И ей невольно вспомнилось, как она, бывало, сидела пред большим трюмо, и Роза со служанками суетились вокруг нее.
"А где-то теперь Роза?" — мелькнуло у нее.
Она еще раз провела гребнем по волосам и опустила руку, оглядев свою черную полурясу.
"Нет, вздор — все! — вдруг решила она, — не то… Все бы отдала, если бы только увидеть их — Мишутку моего и его… Что он теперь, бедный?… В деревне, верно… Лаврентий с ним"…
Она тяжело вздохнула, и глаза ее наполнились слезами.
Княгиня отбросила гребень и, положив локти на стол, опустила голову на руки. Она чувствовала, как слезы смачивают ей ладони, но не хотела вытереть их.
— Во имя Отца! — послышался тоненький голосок за дверью.
Аграфена Петровна поспешно провела руками по глазам и, моргая глазами, чтобы не был заметно, что плакала, ответила:
— Войдите!
В комнату вошла девочка-служка с черненькими, как вишенки, глазками и быстро заговорила своим тоненьким голоском:
— Матушка прислала меня спросить, как здоровьице вашей сиятельности, и еще письмецо вам, и еще приказать изволили, если вам неможется, то чтобы к вечерне не ходили.
Из всего этого Аграфена Петровна услышала и поняла одно только слово «письмецо», поглотившее для нее все остальное.
— Где письмецо?… Давай! — и она нетерпеливо протянула дрогнувшую от волнения руку.
Девочка взглянула на нее своими вишенками и подала письмо.
Аграфена Петровна схватила его и, быстро повернувшись, стала распечатывать, подойдя к окну.
Служка, подождав немного, скользнула в дверь, видя, что «княгинюшка» так занялась письмом, что забыла даже приказать благодарить "матушку".
Аграфена Петровна распечатала письмо с радостью, но едва увидела первые строчки, как удивленно наклонилась, чтобы ближе и лучше рассмотреть написанное.

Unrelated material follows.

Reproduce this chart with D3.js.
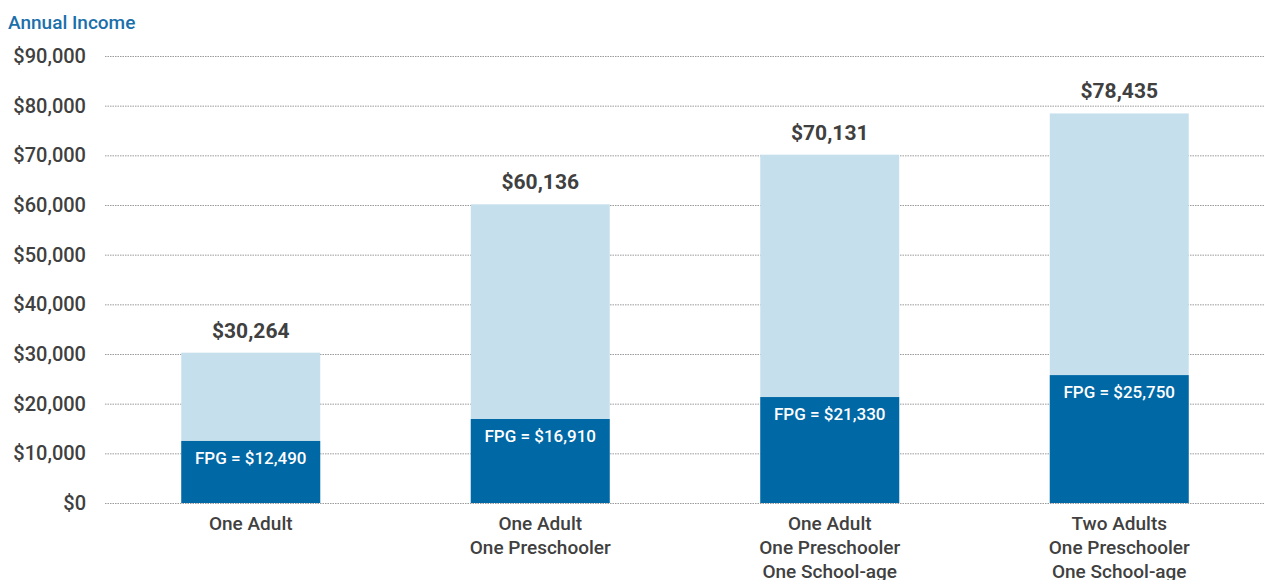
<!DOCTYPE html>
<html>
<head>
<meta charset="utf-8">
<script src="https://cdn.jsdelivr.net/npm/d3@7"></script>
<style>
  body { margin: 0; background: #fff; }
  text { font-family: Roboto, "Liberation Sans", Arial, sans-serif; font-weight: 500; }
</style>
</head>
<body>
<div id="container-div"></div>
<script>
// data
var categories = [
    ["One Adult"],
    ["One Adult", "One Preschooler"],
    ["One Adult", "One Preschooler", "One School-age"],
    ["Two Adults", "One Preschooler", "One School-age"]
];
var fpgValues = [12490, 16910, 21330, 25750];
var totalValues = [30264, 60136, 70131, 78435];
var yTicks = [0, 10000, 20000, 30000, 40000, 50000, 60000, 70000, 80000, 90000];

var width = 1265, height = 580;
var plotLeft = 105, plotRight = 1265, plotTop = 56, plotBottom = 503;

let viz = d3.select("#container-div").append("svg")
    .attr("width", width)
    .attr("height", height)
    .attr("id", "viz");

var x = d3.scaleBand()
    .domain(d3.range(categories.length))
    .range([plotLeft + 1, plotRight - 1])
    .paddingInner(0.52)
    .paddingOuter(0.26);

var y = d3.scaleLinear()
    .domain([0, 90000])
    .range([plotBottom, plotTop]);

var money = d3.format("$,");

// title
viz.append("text")
    .attr("x", 8)
    .attr("y", 29)
    .attr("fill", "#1b6fab")
    .attr("font-size", "19px")
    .text("Annual Income");

// gridlines + tick labels
var yAxis = d3.axisLeft(y)
    .tickValues(yTicks)
    .tickSize(-(plotRight - plotLeft))
    .tickPadding(19)
    .tickFormat(money);

var axisG = viz.append("g")
    .attr("transform", "translate(" + plotLeft + ",0)")
    .call(yAxis);

axisG.select(".domain").remove();
axisG.selectAll(".tick line")
    .attr("stroke", "#9a9a9a")
    .attr("stroke-width", 1)
    .attr("stroke-dasharray", "1.5,1");
axisG.selectAll(".tick text")
    .attr("fill", "#404040")
    .attr("font-size", "20px")
    .attr("font-family", "Roboto, Liberation Sans, Arial, sans-serif");

// bars
var groups = viz.selectAll("empty").data(totalValues).enter()
    .append("g")
    .attr("class", "groups");

groups.append("rect")
    .attr("x", function(d, i) { return x(i); })
    .attr("y", function(d) { return y(d); })
    .attr("width", x.bandwidth())
    .attr("height", function(d) { return y(0) - y(d); })
    .attr("fill", "#c6dfed");

groups.append("rect")
    .attr("x", function(d, i) { return x(i); })
    .attr("y", function(d, i) { return y(fpgValues[i]); })
    .attr("width", x.bandwidth())
    .attr("height", function(d, i) { return y(0) - y(fpgValues[i]); })
    .attr("fill", "#0068a5");

// total labels
groups.append("text")
    .attr("x", function(d, i) { return x(i) + x.bandwidth() / 2; })
    .attr("y", function(d) { return y(d) - 15; })
    .attr("text-anchor", "middle")
    .attr("font-size", "21px")
    .style("font-weight", "bold")
    .attr("fill", "#404040")
    .text(function(d) { return money(d); });

// FPG labels
groups.append("text")
    .attr("x", function(d, i) { return x(i) + x.bandwidth() / 2; })
    .attr("y", function(d, i) { return y(fpgValues[i]) + 23; })
    .attr("text-anchor", "middle")
    .attr("font-size", "17px")
    .attr("fill", "#ffffff")
    .text(function(d, i) { return "FPG = " + money(fpgValues[i]); });

// category labels
var catText = groups.append("text")
    .attr("text-anchor", "middle")
    .attr("font-size", "19px")
    .attr("fill", "#404040");

catText.selectAll("tspan")
    .data(function(d, i) { return categories[i].map(function(s) { return {s: s, i: i}; }); })
    .enter().append("tspan")
    .attr("x", function(d) { return x(d.i) + x.bandwidth() / 2; })
    .attr("y", function(d, j) { return 530 + j * 24; })
    .text(function(d) { return d.s; });
</script>
</body>
</html>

Этот неправильный, ломаный, писанный почти по складам почерк совершенно не был знаком ей. Она перевернула страницу и посмотрела на подпись. Там стояло: "Авдотья Чернышева".
"Какая Чернышева?" — удивилась Аграфена Петровна, и опять взглянула на начало письма:
"Аграфена Петровна! — так начиналось письмо. Живите щастлива на приказе. А пишу вам по приказу Осударыне Царице. Велено вам мине штатс-даме Ее Величества и сделать отписку сию-штоб вы не беспокоитца изволили на-сшот мужинька свово князя Никиты, понеже он здрав и не вридим. И Осударыня Царица по неизреченной милости своей пожаловала ево ко двору в Питербурх перевести. И тут он вельми забавен кажет. Место ему определино завидное, поставлен он всемилостивейши смотрэть за собачкой Ее Императорского Величества"…
В глазах Аграфены Петровны потемнело. Она с трудом пробегла еще несколько строк и трясущимися руками разорвала письмо на мелкие клочки.
— Господи, что они сделали с ним! — с лицом, искаженным ужасом и страданием, воскликнула она, всплеснув руками и сжав их, подняла кверху.
"Больного, слабоумного, несчастного не пожалели! — мучилась она. — Из-за меня не пожалели… Нашла, нашла, чем доконать меня!.. Господи! Но он-то, он, бедный, за что страдает? Впрочем, что ж ему — он не может понять, он уже не от мира сего… Нет, но ведь я, я его имя ношу! Ох, лучше бы меня сослали в Сибирь, в каторгу, лучше голову долой — только не это!.. Только не это!"
— О-ох! — застонала княгиня, схватившись за сердце, а затем, тяжело ступая, отрывистыми шагами подошла к постели и упала на нее.
Она долго лежала неподвижно, с уставленными в потолок глазами, потом поднялась, села на постель, опять сложила руки, стиснула их, прошептав: "Господи, Господи!" — и снова легла.
Несколько минут княгиня лежала так, как каменная, только подбородок ее сильно дрожал; потом она вскочила на ноги.
По коридору в это время послышались шаги.
"Знаю, — решила вдруг в один миг Волконская, — знаю, сюда идут. Игуменье написано, чтобы она дала знать, как будет принято мною письмо. Ну, что ж, пусть, я выдержу".